Dalam perspektif ini, mayoritas dan
minoritas dilihat sebagai hubungan kekuatan. Bila kita melihat minoritas dalam
kaitan atau pertentangannya dengan mayoritas maka yang akan dihasilkan adalah
hubungan mereka yang populasinya besar (mayoritas) dan yang populasinya kecil
(minoritas). Perspektif ini tidak akan dapat memahami mengapa golongan
minoritas di diskriminasi. Karena besar populasinya belum tentu sebesar
kekuatannya.
5. Masalah Disintegrasi Bangsa
Menurut Mashudi Noorsalim
(Semendwai, 2005 ) ada empat persoalan besar berkaitan dengan isu hak hak
minoritas dalam kaitannya dengan multikulturalisme dan dilema Negara bangsa ,
yaitu :
a. Fakta bahwa keanekaragaman suku
bangsa , ras ,agama dan golongan sosial-ekonomi , semakin diperumit oleh faktor
geografi Indonesia yang kepulauan , penduduk yang tinggal terpisah-pisah satu
sama lain, mendorong meningkatnya potensi disintegrasi
b. Premis antropologi bahwa
nasionalisme dan Negara seyogyanya dibicarakan mulai dari akarnya , yakni mulai
dari konsep-konsep “suku bangsa” , “kelompok etnik” , dan “etnisitas” , jelas
menunjukkan bahwa apabila semangat
nasionalisme luntur karena berbagai sebab, maka yang tertinggal adalah semangat
kesukubangsaan yang menguat. Dengan kata lain , meningkatnya semangat
primoldial (antara lain kesukubangsaan) di tanah air akhir-akhir ini adalah
indikasi melunturnya nasionalisme.
c. Hak-hak minoritas senantiasa
melekat pada fakta pengaturan keanekaragaman yang ada. Apabila pengaturan
nasional berorientasi pada kebijakan kebudayaan seragam dan sentralistis maka
fakta pluralism , diferensiasi , dan hierarki masyarakat dan kebudayaan akan
meningkat. Dalam kondisi ini hak-hak minoritas akan terabaikan karena tertutup
oleh kebijakan Negara yang terkonsentrasi pada kekuasaan sentralistis. Namun ,
apabila pengaturan tersebut adalah demokratis dan/atau multikulturalisme , maka
hak-hak minoritas akan semakin dihargai. Yang perlu diperhatikan adalah upaya
membangun bangsa yang multicultural itu berhadapan dengan tantangan berat,
yaitu fakta keanekaragaman yang luas dalam konteks geografi , populasi , suku
bangsa , agama dan lainnya.
d. Perekat integrasi nasional yang
selama ini terjadi seperti politik
penyeragaman nasional dan konsentrasi kekuasaan yang besar sesungguhnya adalah
hal yang lumrah dalm politik pemeliharaan Negara bangsa.

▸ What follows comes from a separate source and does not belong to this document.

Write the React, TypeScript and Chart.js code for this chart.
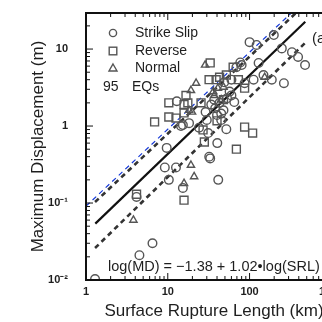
import React, { useEffect, useRef } from "react";
import { Chart, registerables } from "chart.js";

Chart.register(...registerables);

// ---- data (SRL in km, MD in m) ----
const strikeSlipSRL = [1.29, 4.5, 6.5, 4.15, 9.7, 9.2, 10.3, 12.6, 15.3, 12.9, 14.5, 18.2, 15.3, 31.2, 24.1, 32.1, 33.0, 40.3, 41.4, 52, 65, 69, 80, 77, 100, 122, 198, 248, 330, 392, 477, 129, 148, 187, 263, 87, 60, 49, 37, 43, 48, 40, 45, 57, 34, 112, 29, 53, 38, 45, 60, 30];
const strikeSlipMD = [0.0103, 0.021, 0.03, 0.12, 0.52, 0.29, 0.2, 0.29, 0.157, 2.1, 1.0, 1.09, 1.03, 0.81, 0.95, 0.4, 0.38, 0.6, 0.2, 0.91, 2.05, 5.8, 6.2, 6.7, 12.3, 11.3, 15.2, 10.2, 9.1, 7.9, 6.2, 6.6, 4.6, 4.0, 3.6, 3.6, 4.0, 3.7, 2.2, 2.0, 1.6, 1.39, 1.2, 2.8, 1.9, 4.0, 1.52, 2.3, 1.7, 1.45, 2.5, 1.2];

const reverseSRL = [4.15, 15.8, 6.9, 10.3, 10.3, 12.6, 16.7, 17.6, 15.8, 25.5, 33, 32, 39, 43, 73, 63, 87, 40, 27, 28, 69, 87, 109, 52, 48, 15.8];
const reverseMD = [0.13, 0.109, 1.13, 2.0, 1.31, 1.27, 2.5, 2.0, 1.48, 2.0, 6.6, 4.0, 4.0, 4.3, 4.0, 5.8, 3.1, 1.17, 0.89, 0.62, 0.5, 0.97, 0.81, 4.6, 2.2, 1.9];

const normalSRL = [3.8, 19.2, 21, 15.8, 28.6, 22.2, 19.2, 19.8, 36, 41, 48, 37, 153, 45, 18.2];
const normalMD = [0.06, 0.31, 0.22, 0.18, 6.2, 3.6, 2.9, 1.52, 2.8, 3.1, 3.2, 2.5, 4.3, 2.2, 1.6];

// regression line and bands (end points)
const fitSRL = [1.3, 480];
const fitMD = [0.054, 22.6];
const upperSRL = [1.29, 380];
const upperMD = [0.103, 30.3];
const lowerSRL = [1.29, 477];
const lowerMD = [0.026, 12.0];
const blueSRL = [1, 330];
const blueMD = [0.091, 30];

const xTickValues = [1, 10, 100, 1000];
const xTickLabels = ["1", "10", "100", "1000"];
const yTickValues = [0.01, 0.1, 1, 10];
const yTickLabels = ["10\u207B\u00B2", "10\u207B\u00B9", "1", "10"];

const xTitle = "Surface Rupture Length (km)";
const yTitle = "Maximum Displacement (m)";
const legendLabels = ["Strike Slip", "Reverse", "Normal"];
const countLabel = ["95", "EQs"];
const equation = "log(MD) = \u22121.38 + 1.02\u2022log(SRL)";
const panelLabel = "(a)";

const FONT = '"Liberation Sans", Arial, Helvetica, sans-serif';
const INK = "#1e1e1e";
const MARK = "#555";

const pts = (xs: number[], ys: number[]) => xs.map((x, i) => ({ x, y: ys[i] }));

const zeroPad = (s: any) => {
  s.paddingTop = 0;
  s.paddingBottom = 0;
  s.paddingLeft = 0;
  s.paddingRight = 0;
};

const framePlugin = {
  id: "frame",
  afterDraw(chart: any) {
    const { ctx, chartArea } = chart;
    const { left, right, top, bottom } = chartArea;
    const xs = chart.scales.x;
    const ys = chart.scales.y;
    ctx.save();
    ctx.strokeStyle = "#111";
    ctx.lineWidth = 2;
    ctx.beginPath();
    ctx.moveTo(left, top);
    ctx.lineTo(right + 10, top);
    ctx.moveTo(left, top - 1);
    ctx.lineTo(left, bottom);
    ctx.lineTo(right + 10, bottom);
    ctx.stroke();

    // inward minor/major ticks
    ctx.lineWidth = 1;
    ctx.beginPath();
    for (let e = -2; e <= 1; e++) {
      for (let k = 1; k <= 9; k++) {
        const v = k * Math.pow(10, e);
        if (v < ys.min || v > ys.max) continue;
        const py = ys.getPixelForValue(v);
        const len = k === 1 ? 7 : 4;
        ctx.moveTo(left, py);
        ctx.lineTo(left + len, py);
      }
    }
    for (let e = 0; e <= 3; e++) {
      for (let k = 1; k <= 9; k++) {
        const v = k * Math.pow(10, e);
        if (v < xs.min || v > xs.max) continue;
        const px = xs.getPixelForValue(v);
        const len = k === 1 ? 7 : 4;
        ctx.moveTo(px, bottom);
        ctx.lineTo(px, bottom - len);
        ctx.moveTo(px, top);
        ctx.lineTo(px, top + len);
      }
    }
    ctx.stroke();

    // legend
    const lx = left + 27;
    const rows = [top + 20, top + 38, top + 55];
    ctx.strokeStyle = MARK;
    ctx.lineWidth = 1.4;
    ctx.beginPath();
    ctx.arc(lx, rows[0], 3.6, 0, Math.PI * 2);
    ctx.stroke();
    ctx.strokeRect(lx - 3.8, rows[1] - 3.8, 7.6, 7.6);
    ctx.beginPath();
    ctx.moveTo(lx, rows[2] - 4);
    ctx.lineTo(lx + 4, rows[2] + 3);
    ctx.lineTo(lx - 4, rows[2] + 3);
    ctx.closePath();
    ctx.stroke();

    ctx.fillStyle = INK;
    ctx.font = `14px ${FONT}`;
    ctx.textBaseline = "middle";
    ctx.textAlign = "left";
    legendLabels.forEach((t, i) => ctx.fillText(t, left + 49, rows[i]));
    ctx.fillText(countLabel[0], left + 17, top + 74);
    ctx.fillText(countLabel[1], left + 46, top + 74);

    ctx.font = `14.5px ${FONT}`;
    ctx.fillText(equation, left + 22, bottom - 13);
    ctx.font = `15px ${FONT}`;
    ctx.fillText(panelLabel, left + 226, top + 26);
    ctx.restore();
  },
};

export default function App() {
  const ref = useRef<HTMLCanvasElement | null>(null);

  useEffect(() => {
    if (!ref.current) return;
    const chart = new Chart(ref.current, {
      type: "scatter",
      data: {
        datasets: [
          {
            label: "Strike Slip",
            data: pts(strikeSlipSRL, strikeSlipMD),
            pointStyle: "circle",
            pointRadius: 4.3,
            borderColor: MARK,
            backgroundColor: "rgba(0,0,0,0)",
            borderWidth: 1.4,
          },
          {
            label: "Reverse",
            data: pts(reverseSRL, reverseMD),
            pointStyle: "rect",
            pointRadius: 5.6,
            borderColor: MARK,
            backgroundColor: "rgba(0,0,0,0)",
            borderWidth: 1.4,
          },
          {
            label: "Normal",
            data: pts(normalSRL, normalMD),
            pointStyle: "triangle",
            pointRadius: 4.2,
            borderColor: MARK,
            backgroundColor: "rgba(0,0,0,0)",
            borderWidth: 1.4,
          },
          {
            label: "fit",
            data: pts(fitSRL, fitMD),
            showLine: true,
            pointRadius: 0,
            borderColor: "#111",
            borderWidth: 2.2,
          },
          {
            label: "upper",
            data: pts(upperSRL, upperMD),
            showLine: true,
            pointRadius: 0,
            borderColor: "#333",
            borderWidth: 2.6,
            borderDash: [5, 4],
          },
          {
            label: "lower",
            data: pts(lowerSRL, lowerMD),
            showLine: true,
            pointRadius: 0,
            borderColor: "#333",
            borderWidth: 2.6,
            borderDash: [5, 4],
          },
          {
            label: "blue",
            data: pts(blueSRL, blueMD),
            showLine: true,
            pointRadius: 0,
            borderColor: "#1438d8",
            borderWidth: 1.2,
            borderDash: [5, 4],
          },
        ],
      },
      options: {
        responsive: false,
        animation: false,
        devicePixelRatio: 1,
        layout: { padding: { top: 13, right: 8, left: 0, bottom: 0 } },
        plugins: { legend: { display: false }, tooltip: { enabled: false } },
        scales: {
          x: {
            type: "logarithmic",
            min: 1,
            max: 1350,
            grid: { display: false, drawTicks: false },
            border: { display: false },
            afterBuildTicks: (s: any) => {
              s.ticks = xTickValues.map((v) => ({ value: v }));
            },
            afterFit: (s: any) => {
              s.height = 42;
              zeroPad(s);
            },
            ticks: {
              autoSkip: false,
              maxRotation: 0,
              padding: 5,
              color: INK,
              font: { family: FONT, size: 11, weight: "bold" },
              callback: (_v: any, i: number) => xTickLabels[i],
            },
            title: {
              display: true,
              text: xTitle,
              color: INK,
              font: { family: FONT, size: 17 },
              padding: { top: 0, bottom: 0 },
            },
          },
          y: {
            type: "logarithmic",
            min: 0.01,
            max: 29.4,
            grid: { display: false, drawTicks: false },
            border: { display: false },
            afterBuildTicks: (s: any) => {
              s.ticks = yTickValues.map((v) => ({ value: v }));
            },
            afterFit: (s: any) => {
              s.width = 86;
              zeroPad(s);
            },
            ticks: {
              autoSkip: false,
              padding: 18,
              color: INK,
              font: { family: FONT, size: 11, weight: "bold" },
              callback: (_v: any, i: number) => yTickLabels[i],
            },
            title: {
              display: true,
              text: yTitle,
              color: INK,
              font: { family: FONT, size: 17 },
              padding: { top: 28, bottom: 0 },
            },
          },
        },
      },
      plugins: [framePlugin],
    } as any);
    return () => chart.destroy();
  }, []);

  return (
    <div
      style={{
        position: "fixed",
        left: 0,
        top: 0,
        width: 322,
        height: 322,
        overflow: "hidden",
        background: "#fff",
      }}
    >
      <canvas ref={ref} width={350} height={322} style={{ display: "block" }} />
    </div>
  );
}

II.4. Keanekaragaman Kelompok Sosial
Dalam Masyarakat Multikultural di Indonesia
Menurut Max Weber , dalam masyarakat multikultural
terdapat beberapa macam kelompok sosial yang berbeda antara kelompok yang satu
dengan kelompok yang lainnya, walaupun mereka termasuk dalam suatu masyarakat
yang sama. Berbagai tipe kelompok sosial dalam masyarakat multikultural
tersebut dapat diklasifikasikan berdasarkan beberapa kriteria sebagai berikut :
a. Klasifikasi berdasarkan jumlah
anggota. Berdasarkan jumlah anggotanya kelompok-kelompok social dapat dibedakan
menjadi kelompok kecil dan kelompok besar
b. Klasifikasi berdasarkan makna
kelompok bagi anggotanya , maka kelompok social dapat dibedakan menjadi
kelompok primer dan kelompok sekunder
c. Klasifikasi berdasarkan sikap
anggota terhadap kelompoknya dan kelompok lain , maka kelompok social dibedakan
menjadi kelompok dalam dan kelompok luar
d. Klasifikasi berdasarkan sifat
ikatan antar anggota
Aneka ragam kebudayaan masing-masing
suku bangsa di indonesia , berdasarkan ekosistemnya oleh Clifford Geertz (dalm
Zulyani Hidayah ) , dikelompokkan kedalam tiga tipe sebagi berikut :
a. Kebudayaan yang berkembang di “indonesia
dalam”(Jawa , Bali)
Kebudayaan yang berkembang di Indonesia dalam ditandai oleh
tingginya intensitas pengolahan tanah secara teratur dan telah menggunakan
system pengairan dan menghasilkan pangan padi yang ditanam di sawah. Dengan
demikian kebudayaan di Jaw yang menggunakan tenaga kerja manusia dalam jumlah
besar disertai peralatan yang relative lebih konflek itu merupakan perwujudan
upaya manusia secara lebih berani mengubah ekosistemnya untuk kepentingan
masyarakat yang bersangkutan.
b. Kebudayaan yang berkembang di “Indonesia
Luar”
Kebudayaan di luar JAwa kecuali disekitar danau Toba ,
dataran tinggi Sumbar , dan Sulawesi Barat Daya , berkembang atas dasar
pertanian perladangan yang ditandai dengan jarangnya penduduk yang pada umunya
baru beranjak dari kebiasaan hidup berburu kearah hidup bertani. Oleh karena
itu , mereka cenderung untuk menyelesaikan diri mereka dengan ekosistem yang
ada , demi untuk meningkatkan kesejahtraan masyarakat yang bersangkutan ,
kebudayaan pantai yang diwarnai kebudayaan alam , dan kebudayaan masyarakat
peladang serta pemburu yang masih sering berpindah tempat.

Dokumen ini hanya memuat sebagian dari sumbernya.